* **Directions**
Starting with the first line below, extract each line through the one that contains "temp_2006 = [9.1, 13.5, 17.7, 24.0, 17.3, 18.5, 12.9]", inclusive, excluding pictures.

— start Given information —

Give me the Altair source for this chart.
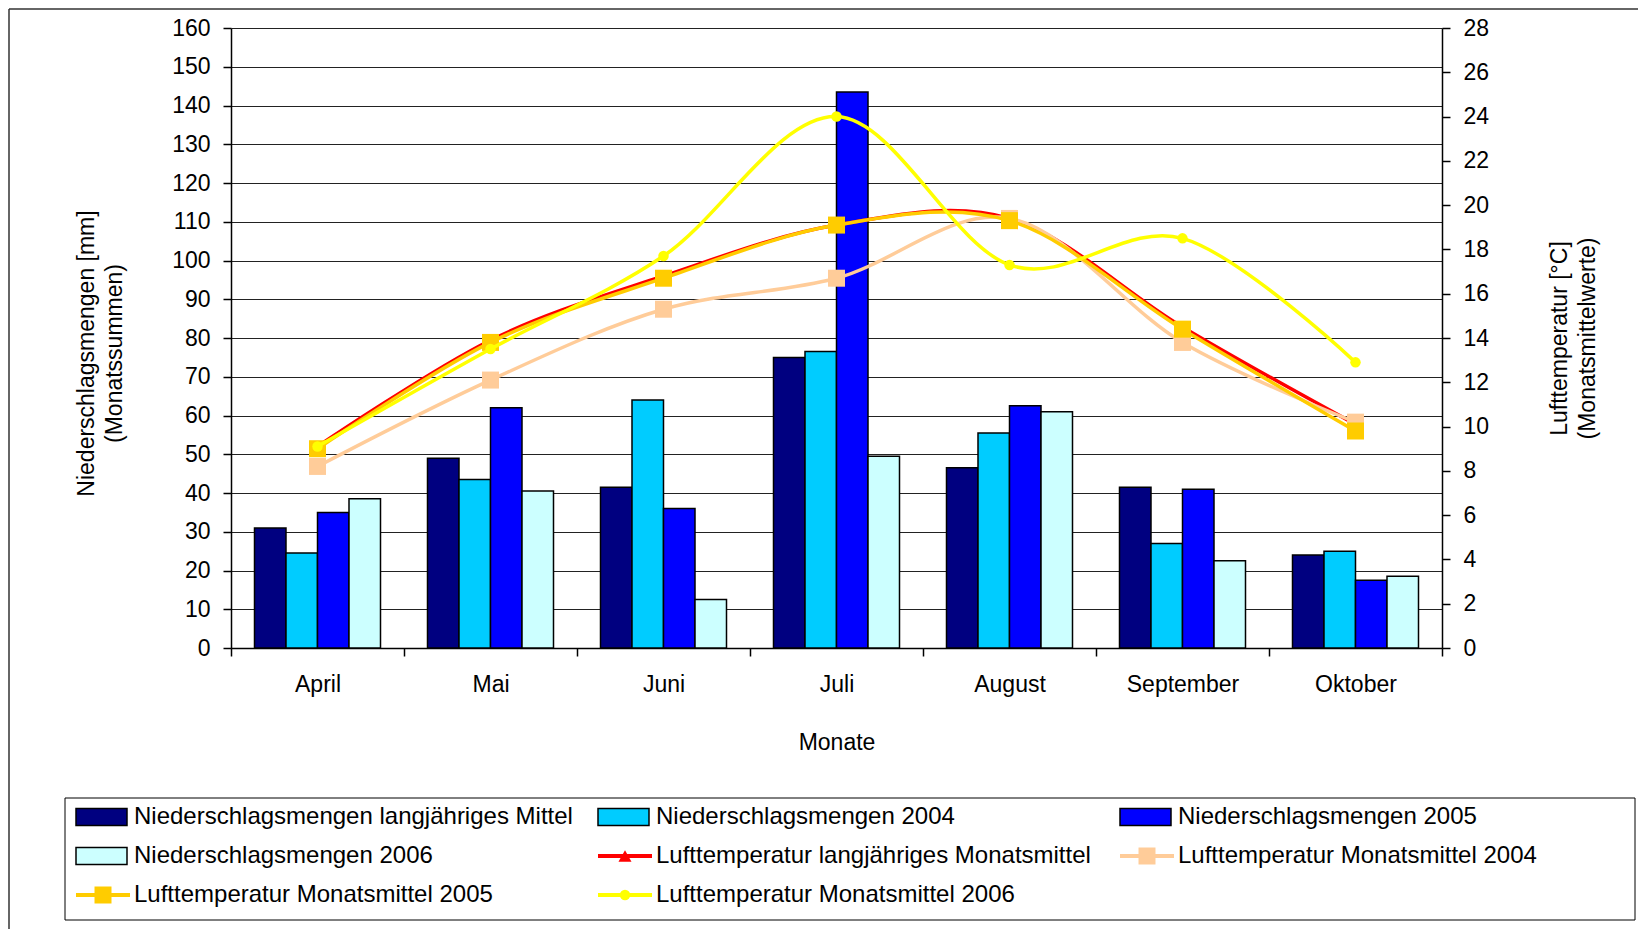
import altair as alt
import pandas as pd

FONT = "Liberation Sans"

months = ["April", "Mai", "Juni", "Juli", "August", "September", "Oktober"]

# Niederschlag [mm]
rain_lm = [31, 49, 41.5, 75, 46.5, 41.5, 24]
rain_2004 = [24.5, 43.5, 64, 76.5, 55.5, 27, 25]
rain_2005 = [35, 62, 36, 143.5, 62.5, 41, 17.5]
rain_2006 = [38.5, 40.5, 12.5, 49.5, 61, 22.5, 18.5]

# Lufttemperatur [°C]
temp_lm = [9.1, 13.9, 16.8, 19.1, 19.4, 14.5, 10.1]
temp_2004 = [8.2, 12.1, 15.3, 16.7, 19.4, 13.8, 10.2]
temp_2005 = [9.0, 13.8, 16.7, 19.1, 19.3, 14.4, 9.8]
temp_2006 = [9.1, 13.5, 17.7, 24.0, 17.3, 18.5, 12.9]

bar_series = [
    "Niederschlagsmengen langjähriges Mittel",
    "Niederschlagsmengen 2004",
    "Niederschlagsmengen 2005",
    "Niederschlagsmengen 2006",
]
bar_colors = ["#000080", "#00CCFF", "#0000FF", "#CCFFFF"]
line_series = [
    "Lufttemperatur langjähriges Monatsmittel",
    "Lufttemperatur Monatsmittel 2004",
    "Lufttemperatur Monatsmittel 2005",
    "Lufttemperatur Monatsmittel 2006",
]
line_colors = ["#FF0000", "#FFCC99", "#FFCC00", "#FFFF00"]
line_markers = ["triangle-up", "square", "square", "circle"]
marker_sizes = [170, 289, 289, 110]
plot_markers = [False, True, True, True]

rain_values = [rain_lm, rain_2004, rain_2005, rain_2006]
temp_values = [temp_lm, temp_2004, temp_2005, temp_2006]

bar_df = pd.DataFrame(
    [
        {"Monat": m, "Serie": s, "Wert": v}
        for s, vals in zip(bar_series, rain_values)
        for m, v in zip(months, vals)
    ]
)
temp_df = pd.DataFrame(
    [
        {"Monat": m, "Serie": s, "Temp": v}
        for s, vals in zip(line_series, temp_values)
        for m, v in zip(months, vals)
    ]
)

x_axis = alt.Axis(
    title="Monate",
    tickBand="extent",
    labelAngle=0,
    tickSize=8,
    tickWidth=1.5,
    tickColor="black",
    domainColor="black",
    domainWidth=1.5,
    labelFontSize=23,
    labelPadding=17,
    titleFontSize=23,
    titlePadding=35,
    grid=False,
)
left_axis = alt.Axis(
    title=["Niederschlagsmengen [mm]", "(Monatssummen)"],
    values=list(range(0, 161, 10)),
    grid=True,
    gridColor="#222222",
    gridWidth=1,
    domainColor="black",
    domainWidth=1.5,
    tickColor="black",
    tickSize=8,
    tickWidth=1.5,
    labelFontSize=23,
    labelPadding=13,
    titleFontSize=23,
    titleLineHeight=28,
    titlePadding=45,
    titleY=325,
)
right_axis = alt.Axis(
    orient="right",
    title=["Lufttemperatur [°C]", "(Monatsmittelwerte)"],
    values=list(range(0, 29, 2)),
    grid=False,
    domainColor="black",
    domainWidth=1.5,
    tickColor="black",
    tickSize=8,
    tickWidth=1.5,
    labelFontSize=23,
    labelPadding=13,
    titleFontSize=23,
    titleLineHeight=28,
    titleAngle=270,
    titleBaseline="top",
    titlePadding=32,
)

x_enc = alt.X("Monat:N", sort=months, scale=alt.Scale(paddingInner=0, paddingOuter=0), axis=x_axis)
y_temp = alt.Y("Temp:Q", scale=alt.Scale(domain=[0, 28], nice=False), axis=right_axis)

bars = alt.Chart(bar_df).mark_bar(stroke="black", strokeWidth=1.5).encode(
    x=x_enc,
    xOffset=alt.XOffset("Serie:N", sort=bar_series,
                        scale=alt.Scale(paddingInner=0, paddingOuter=0.746)),
    y=alt.Y("Wert:Q", scale=alt.Scale(domain=[0, 160], nice=False), axis=left_axis),
    fill=alt.Fill("Serie:N", sort=bar_series,
                  scale=alt.Scale(domain=bar_series, range=bar_colors), legend=None),
)

temp_layers = []
for i, (s, col) in enumerate(zip(line_series, line_colors)):
    base = alt.Chart(temp_df).transform_filter(alt.datum.Serie == s)
    temp_layers.append(
        base.mark_line(color=col, strokeWidth=3.5, interpolate="cardinal").encode(
            x=alt.X("Monat:N", sort=months), y=y_temp
        )
    )
    if plot_markers[i]:
        temp_layers.append(
            base.mark_point(
                shape=line_markers[i], size=marker_sizes[i], filled=True,
                color=col, opacity=1,
            ).encode(x=alt.X("Monat:N", sort=months), y=y_temp)
        )

temps = alt.layer(*temp_layers)
main = alt.layer(bars, temps).resolve_scale(y="independent")

# ---- legend (3 columns, row-major) ----
leg_labels = bar_series + line_series
leg_kind = ["bar"] * 4 + ["line"] * 4
leg_colors = bar_colors + line_colors
leg_markers = ["square"] * 4 + line_markers
leg_msize = [0] * 4 + marker_sizes
leg_df = pd.DataFrame(
    {
        "label": leg_labels,
        "kind": leg_kind,
        "color": leg_colors,
        "marker": leg_markers,
        "msize": leg_msize,
        "col": [i % 3 for i in range(8)],
        "row": [i // 3 for i in range(8)],
    }
)
lx = alt.X("col:Q", scale=alt.Scale(domain=[0, 2], range=[-155, 889]), axis=None)
ly = alt.Y("row:Q", scale=alt.Scale(domain=[0, 2], range=[789, 867]), axis=None)

leg_base = alt.Chart(leg_df)
rect_path = "M-1,-0.3333L1,-0.3333L1,0.3333L-1,0.3333Z"
leg_rects = leg_base.transform_filter(alt.datum.kind == "bar").mark_point(
    shape=rect_path, size=51 * 51, filled=True, stroke="black", strokeWidth=1.5,
    opacity=1, xOffset=25.5,
).encode(x=lx, y=ly, fill=alt.Fill("color:N", scale=None))
leg_lines = leg_base.transform_filter(alt.datum.kind == "line").mark_point(
    shape="M-1,0L1,0", size=54 * 54, filled=False, strokeWidth=4, opacity=1, xOffset=27,
).encode(x=lx, y=ly, stroke=alt.Stroke("color:N", scale=None))
leg_marks = leg_base.transform_filter(alt.datum.kind == "line").mark_point(
    filled=True, opacity=1, xOffset=27,
).encode(
    x=lx, y=ly,
    fill=alt.Fill("color:N", scale=None),
    shape=alt.Shape("marker:N", scale=None),
    size=alt.Size("msize:Q", scale=None),
)
leg_text = leg_base.mark_text(
    align="left", baseline="middle", xOffset=58, fontSize=24, font=FONT, color="black"
).encode(x=lx, y=ly, text="label:N")

frame_df = pd.DataFrame({"k": [0]})
leg_box = alt.Chart(frame_df).mark_rect(
    fillOpacity=0, stroke="black", strokeWidth=1
).encode(x=alt.value(-166), x2=alt.value(1404), y=alt.value(770), y2=alt.value(892))
outer_top = alt.Chart(frame_df).mark_rule(color="#333333", strokeWidth=1.5).encode(
    x=alt.value(-222), x2=alt.value(1407), y=alt.value(-19)
)
outer_left = alt.Chart(frame_df).mark_rule(color="#333333", strokeWidth=1.5).encode(
    x=alt.value(-222), y=alt.value(-19), y2=alt.value(901)
)

chart = (
    alt.layer(main, leg_box, leg_rects, leg_lines, leg_marks, leg_text, outer_top, outer_left)
    .resolve_scale(x="independent", y="independent")
    .properties(
        width=1211,
        height=620,
        autosize=alt.AutoSizeParams(type="none"),
        padding={"left": 223, "top": 20, "right": 196, "bottom": 281},
    )
    .configure_view(stroke=None)
    .configure_axis(labelFont=FONT, titleFont=FONT, labelColor="black", titleColor="black",
                    titleFontWeight="normal")
    .configure_text(font=FONT)
)

chart.save("out.html", embed_options={"renderer": "svg", "actions": False})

— end Given information —

* **Result of the task**
Give me the Altair source for this chart.
import altair as alt
import pandas as pd

FONT = "Liberation Sans"

months = ["April", "Mai", "Juni", "Juli", "August", "September", "Oktober"]

# Niederschlag [mm]
rain_lm = [31, 49, 41.5, 75, 46.5, 41.5, 24]
rain_2004 = [24.5, 43.5, 64, 76.5, 55.5, 27, 25]
rain_2005 = [35, 62, 36, 143.5, 62.5, 41, 17.5]
rain_2006 = [38.5, 40.5, 12.5, 49.5, 61, 22.5, 18.5]

# Lufttemperatur [°C]
temp_lm = [9.1, 13.9, 16.8, 19.1, 19.4, 14.5, 10.1]
temp_2004 = [8.2, 12.1, 15.3, 16.7, 19.4, 13.8, 10.2]
temp_2005 = [9.0, 13.8, 16.7, 19.1, 19.3, 14.4, 9.8]
temp_2006 = [9.1, 13.5, 17.7, 24.0, 17.3, 18.5, 12.9]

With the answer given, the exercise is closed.